[Instructions to follow] Word for word, transcribe the lines below and drop the pictures.

[Data provided]

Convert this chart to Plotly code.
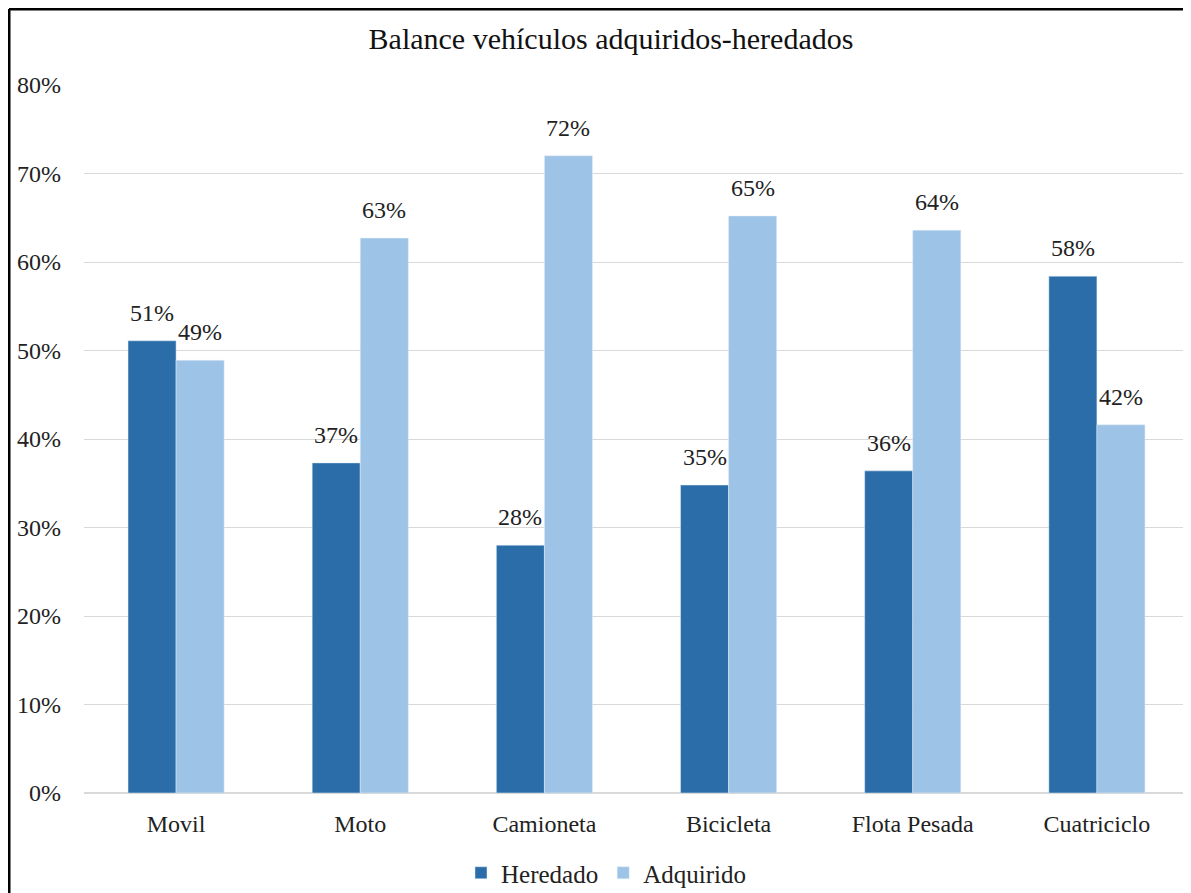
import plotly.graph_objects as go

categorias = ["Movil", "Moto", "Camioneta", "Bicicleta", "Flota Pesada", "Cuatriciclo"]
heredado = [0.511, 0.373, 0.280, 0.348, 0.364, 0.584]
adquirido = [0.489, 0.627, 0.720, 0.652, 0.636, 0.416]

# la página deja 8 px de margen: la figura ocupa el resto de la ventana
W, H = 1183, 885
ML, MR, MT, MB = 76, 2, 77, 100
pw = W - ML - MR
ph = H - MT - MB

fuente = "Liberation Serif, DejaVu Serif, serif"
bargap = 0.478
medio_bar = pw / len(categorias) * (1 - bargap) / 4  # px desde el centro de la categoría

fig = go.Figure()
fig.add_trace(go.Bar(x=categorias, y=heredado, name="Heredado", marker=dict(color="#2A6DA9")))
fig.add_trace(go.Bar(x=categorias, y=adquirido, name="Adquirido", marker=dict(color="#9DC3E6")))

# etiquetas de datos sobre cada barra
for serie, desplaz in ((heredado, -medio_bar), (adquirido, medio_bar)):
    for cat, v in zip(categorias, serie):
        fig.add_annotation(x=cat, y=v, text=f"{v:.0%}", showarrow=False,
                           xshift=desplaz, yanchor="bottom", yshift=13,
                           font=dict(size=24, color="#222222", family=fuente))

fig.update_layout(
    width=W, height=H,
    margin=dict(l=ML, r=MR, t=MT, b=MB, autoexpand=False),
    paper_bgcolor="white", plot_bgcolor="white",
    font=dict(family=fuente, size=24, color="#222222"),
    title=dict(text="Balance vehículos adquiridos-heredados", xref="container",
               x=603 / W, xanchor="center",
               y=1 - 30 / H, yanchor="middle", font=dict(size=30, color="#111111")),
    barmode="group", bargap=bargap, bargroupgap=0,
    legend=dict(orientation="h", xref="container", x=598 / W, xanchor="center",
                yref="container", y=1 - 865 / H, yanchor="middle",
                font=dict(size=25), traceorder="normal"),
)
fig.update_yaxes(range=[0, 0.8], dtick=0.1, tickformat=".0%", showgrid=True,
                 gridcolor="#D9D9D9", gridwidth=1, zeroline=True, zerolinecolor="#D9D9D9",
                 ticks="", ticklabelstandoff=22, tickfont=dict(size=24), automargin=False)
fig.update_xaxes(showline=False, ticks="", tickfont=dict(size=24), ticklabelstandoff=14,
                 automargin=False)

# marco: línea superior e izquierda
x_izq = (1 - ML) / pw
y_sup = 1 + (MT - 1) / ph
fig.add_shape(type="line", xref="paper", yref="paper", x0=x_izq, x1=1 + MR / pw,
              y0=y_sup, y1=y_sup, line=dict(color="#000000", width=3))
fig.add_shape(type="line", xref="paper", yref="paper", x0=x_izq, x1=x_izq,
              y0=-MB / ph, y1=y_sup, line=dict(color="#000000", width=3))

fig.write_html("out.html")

[Written reply]
Convert this chart to Plotly code.
import plotly.graph_objects as go

categorias = ["Movil", "Moto", "Camioneta", "Bicicleta", "Flota Pesada", "Cuatriciclo"]
heredado = [0.511, 0.373, 0.280, 0.348, 0.364, 0.584]
adquirido = [0.489, 0.627, 0.720, 0.652, 0.636, 0.416]

# la página deja 8 px de margen: la figura ocupa el resto de la ventana
W, H = 1183, 885
ML, MR, MT, MB = 76, 2, 77, 100
pw = W - ML - MR
ph = H - MT - MB

fuente = "Liberation Serif, DejaVu Serif, serif"
bargap = 0.478
medio_bar = pw / len(categorias) * (1 - bargap) / 4  # px desde el centro de la categoría

fig = go.Figure()
fig.add_trace(go.Bar(x=categorias, y=heredado, name="Heredado", marker=dict(color="#2A6DA9")))
fig.add_trace(go.Bar(x=categorias, y=adquirido, name="Adquirido", marker=dict(color="#9DC3E6")))

# etiquetas de datos sobre cada barra
for serie, desplaz in ((heredado, -medio_bar), (adquirido, medio_bar)):
    for cat, v in zip(categorias, serie):
        fig.add_annotation(x=cat, y=v, text=f"{v:.0%}", showarrow=False,
                           xshift=desplaz, yanchor="bottom", yshift=13,
                           font=dict(size=24, color="#222222", family=fuente))

fig.update_layout(
    width=W, height=H,
    margin=dict(l=ML, r=MR, t=MT, b=MB, autoexpand=False),
    paper_bgcolor="white", plot_bgcolor="white",
    font=dict(family=fuente, size=24, color="#222222"),
    title=dict(text="Balance vehículos adquiridos-heredados", xref="container",
               x=603 / W, xanchor="center",
               y=1 - 30 / H, yanchor="middle", font=dict(size=30, color="#111111")),
    barmode="group", bargap=bargap, bargroupgap=0,
    legend=dict(orientation="h", xref="container", x=598 / W, xanchor="center",
                yref="container", y=1 - 865 / H, yanchor="middle",
                font=dict(size=25), traceorder="normal"),
)
fig.update_yaxes(range=[0, 0.8], dtick=0.1, tickformat=".0%", showgrid=True,
                 gridcolor="#D9D9D9", gridwidth=1, zeroline=True, zerolinecolor="#D9D9D9",
                 ticks="", ticklabelstandoff=22, tickfont=dict(size=24), automargin=False)
fig.update_xaxes(showline=False, ticks="", tickfont=dict(size=24), ticklabelstandoff=14,
                 automargin=False)

# marco: línea superior e izquierda
x_izq = (1 - ML) / pw
y_sup = 1 + (MT - 1) / ph
fig.add_shape(type="line", xref="paper", yref="paper", x0=x_izq, x1=1 + MR / pw,
              y0=y_sup, y1=y_sup, line=dict(color="#000000", width=3))
fig.add_shape(type="line", xref="paper", yref="paper", x0=x_izq, x1=x_izq,
              y0=-MB / ph, y1=y_sup, line=dict(color="#000000", width=3))

fig.write_html("out.html")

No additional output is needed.